--- Dataset excerpt ---
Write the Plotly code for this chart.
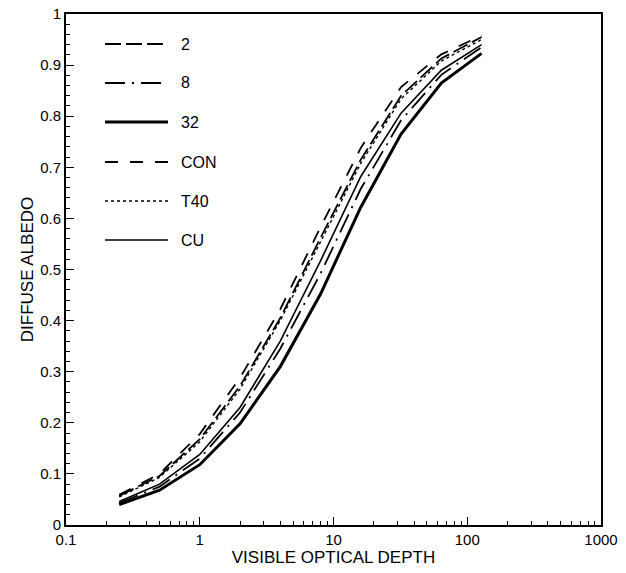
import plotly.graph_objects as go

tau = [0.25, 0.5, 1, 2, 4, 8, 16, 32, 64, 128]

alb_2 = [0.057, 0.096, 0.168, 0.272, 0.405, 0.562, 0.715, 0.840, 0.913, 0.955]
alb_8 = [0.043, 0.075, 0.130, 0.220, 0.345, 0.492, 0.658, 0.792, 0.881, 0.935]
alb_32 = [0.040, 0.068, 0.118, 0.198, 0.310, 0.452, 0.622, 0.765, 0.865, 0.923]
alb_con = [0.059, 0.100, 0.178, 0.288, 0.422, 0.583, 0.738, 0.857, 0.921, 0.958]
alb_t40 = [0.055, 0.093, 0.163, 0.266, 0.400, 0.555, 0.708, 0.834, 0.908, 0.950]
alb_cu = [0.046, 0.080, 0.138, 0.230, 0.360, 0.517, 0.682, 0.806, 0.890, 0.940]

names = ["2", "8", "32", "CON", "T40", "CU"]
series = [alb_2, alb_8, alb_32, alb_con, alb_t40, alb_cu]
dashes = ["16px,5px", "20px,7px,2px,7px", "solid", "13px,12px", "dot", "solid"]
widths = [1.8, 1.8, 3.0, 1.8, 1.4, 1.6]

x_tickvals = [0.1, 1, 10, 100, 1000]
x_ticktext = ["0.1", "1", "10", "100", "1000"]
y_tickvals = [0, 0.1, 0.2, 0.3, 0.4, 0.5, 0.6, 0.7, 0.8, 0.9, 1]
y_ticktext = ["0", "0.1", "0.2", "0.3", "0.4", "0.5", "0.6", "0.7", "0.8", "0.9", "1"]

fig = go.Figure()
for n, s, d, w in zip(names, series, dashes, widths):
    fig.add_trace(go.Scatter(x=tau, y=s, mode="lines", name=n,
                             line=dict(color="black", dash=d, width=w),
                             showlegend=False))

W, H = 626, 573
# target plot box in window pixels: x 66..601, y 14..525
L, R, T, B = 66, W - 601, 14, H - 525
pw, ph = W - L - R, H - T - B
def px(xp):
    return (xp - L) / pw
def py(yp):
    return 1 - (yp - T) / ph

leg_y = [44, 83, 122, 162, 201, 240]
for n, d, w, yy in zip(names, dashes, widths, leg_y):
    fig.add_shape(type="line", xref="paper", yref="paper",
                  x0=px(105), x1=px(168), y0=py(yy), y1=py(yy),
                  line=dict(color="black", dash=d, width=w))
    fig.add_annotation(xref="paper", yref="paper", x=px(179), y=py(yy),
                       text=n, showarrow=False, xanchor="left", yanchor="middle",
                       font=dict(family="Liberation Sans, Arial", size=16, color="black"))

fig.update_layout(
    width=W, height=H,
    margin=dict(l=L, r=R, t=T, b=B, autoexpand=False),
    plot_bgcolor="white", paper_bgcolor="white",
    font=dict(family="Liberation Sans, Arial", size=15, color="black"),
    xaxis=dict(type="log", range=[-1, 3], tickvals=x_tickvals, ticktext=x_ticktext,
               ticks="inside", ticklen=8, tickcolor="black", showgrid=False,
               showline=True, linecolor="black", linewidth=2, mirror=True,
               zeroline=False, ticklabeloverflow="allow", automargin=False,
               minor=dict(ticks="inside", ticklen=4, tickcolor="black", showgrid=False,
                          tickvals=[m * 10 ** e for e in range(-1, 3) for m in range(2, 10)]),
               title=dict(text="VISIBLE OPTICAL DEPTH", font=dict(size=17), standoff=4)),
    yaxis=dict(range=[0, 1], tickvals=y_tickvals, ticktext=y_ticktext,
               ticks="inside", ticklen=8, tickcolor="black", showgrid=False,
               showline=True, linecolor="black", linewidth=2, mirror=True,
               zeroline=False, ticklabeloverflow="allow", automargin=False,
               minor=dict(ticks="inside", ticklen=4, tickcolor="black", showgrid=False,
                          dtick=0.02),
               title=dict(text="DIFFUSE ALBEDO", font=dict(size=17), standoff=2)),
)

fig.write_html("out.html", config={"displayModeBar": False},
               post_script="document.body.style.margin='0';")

--- Description of the task ---
Copy every line of the data word for word, omitting the images.

--- The result ---
Write the Plotly code for this chart.
import plotly.graph_objects as go

tau = [0.25, 0.5, 1, 2, 4, 8, 16, 32, 64, 128]

alb_2 = [0.057, 0.096, 0.168, 0.272, 0.405, 0.562, 0.715, 0.840, 0.913, 0.955]
alb_8 = [0.043, 0.075, 0.130, 0.220, 0.345, 0.492, 0.658, 0.792, 0.881, 0.935]
alb_32 = [0.040, 0.068, 0.118, 0.198, 0.310, 0.452, 0.622, 0.765, 0.865, 0.923]
alb_con = [0.059, 0.100, 0.178, 0.288, 0.422, 0.583, 0.738, 0.857, 0.921, 0.958]
alb_t40 = [0.055, 0.093, 0.163, 0.266, 0.400, 0.555, 0.708, 0.834, 0.908, 0.950]
alb_cu = [0.046, 0.080, 0.138, 0.230, 0.360, 0.517, 0.682, 0.806, 0.890, 0.940]

names = ["2", "8", "32", "CON", "T40", "CU"]
series = [alb_2, alb_8, alb_32, alb_con, alb_t40, alb_cu]
dashes = ["16px,5px", "20px,7px,2px,7px", "solid", "13px,12px", "dot", "solid"]
widths = [1.8, 1.8, 3.0, 1.8, 1.4, 1.6]

x_tickvals = [0.1, 1, 10, 100, 1000]
x_ticktext = ["0.1", "1", "10", "100", "1000"]
y_tickvals = [0, 0.1, 0.2, 0.3, 0.4, 0.5, 0.6, 0.7, 0.8, 0.9, 1]
y_ticktext = ["0", "0.1", "0.2", "0.3", "0.4", "0.5", "0.6", "0.7", "0.8", "0.9", "1"]

fig = go.Figure()
for n, s, d, w in zip(names, series, dashes, widths):
    fig.add_trace(go.Scatter(x=tau, y=s, mode="lines", name=n,
                             line=dict(color="black", dash=d, width=w),
                             showlegend=False))

W, H = 626, 573
# target plot box in window pixels: x 66..601, y 14..525
L, R, T, B = 66, W - 601, 14, H - 525
pw, ph = W - L - R, H - T - B
def px(xp):
    return (xp - L) / pw
def py(yp):
    return 1 - (yp - T) / ph

leg_y = [44, 83, 122, 162, 201, 240]
for n, d, w, yy in zip(names, dashes, widths, leg_y):
    fig.add_shape(type="line", xref="paper", yref="paper",
                  x0=px(105), x1=px(168), y0=py(yy), y1=py(yy),
                  line=dict(color="black", dash=d, width=w))
    fig.add_annotation(xref="paper", yref="paper", x=px(179), y=py(yy),
                       text=n, showarrow=False, xanchor="left", yanchor="middle",
                       font=dict(family="Liberation Sans, Arial", size=16, color="black"))

fig.update_layout(
    width=W, height=H,
    margin=dict(l=L, r=R, t=T, b=B, autoexpand=False),
    plot_bgcolor="white", paper_bgcolor="white",
    font=dict(family="Liberation Sans, Arial", size=15, color="black"),
    xaxis=dict(type="log", range=[-1, 3], tickvals=x_tickvals, ticktext=x_ticktext,
               ticks="inside", ticklen=8, tickcolor="black", showgrid=False,
               showline=True, linecolor="black", linewidth=2, mirror=True,
               zeroline=False, ticklabeloverflow="allow", automargin=False,
               minor=dict(ticks="inside", ticklen=4, tickcolor="black", showgrid=False,
                          tickvals=[m * 10 ** e for e in range(-1, 3) for m in range(2, 10)]),
               title=dict(text="VISIBLE OPTICAL DEPTH", font=dict(size=17), standoff=4)),
    yaxis=dict(range=[0, 1], tickvals=y_tickvals, ticktext=y_ticktext,
               ticks="inside", ticklen=8, tickcolor="black", showgrid=False,
               showline=True, linecolor="black", linewidth=2, mirror=True,
               zeroline=False, ticklabeloverflow="allow", automargin=False,
               minor=dict(ticks="inside", ticklen=4, tickcolor="black", showgrid=False,
                          dtick=0.02),
               title=dict(text="DIFFUSE ALBEDO", font=dict(size=17), standoff=2)),
)

fig.write_html("out.html", config={"displayModeBar": False},
               post_script="document.body.style.margin='0';")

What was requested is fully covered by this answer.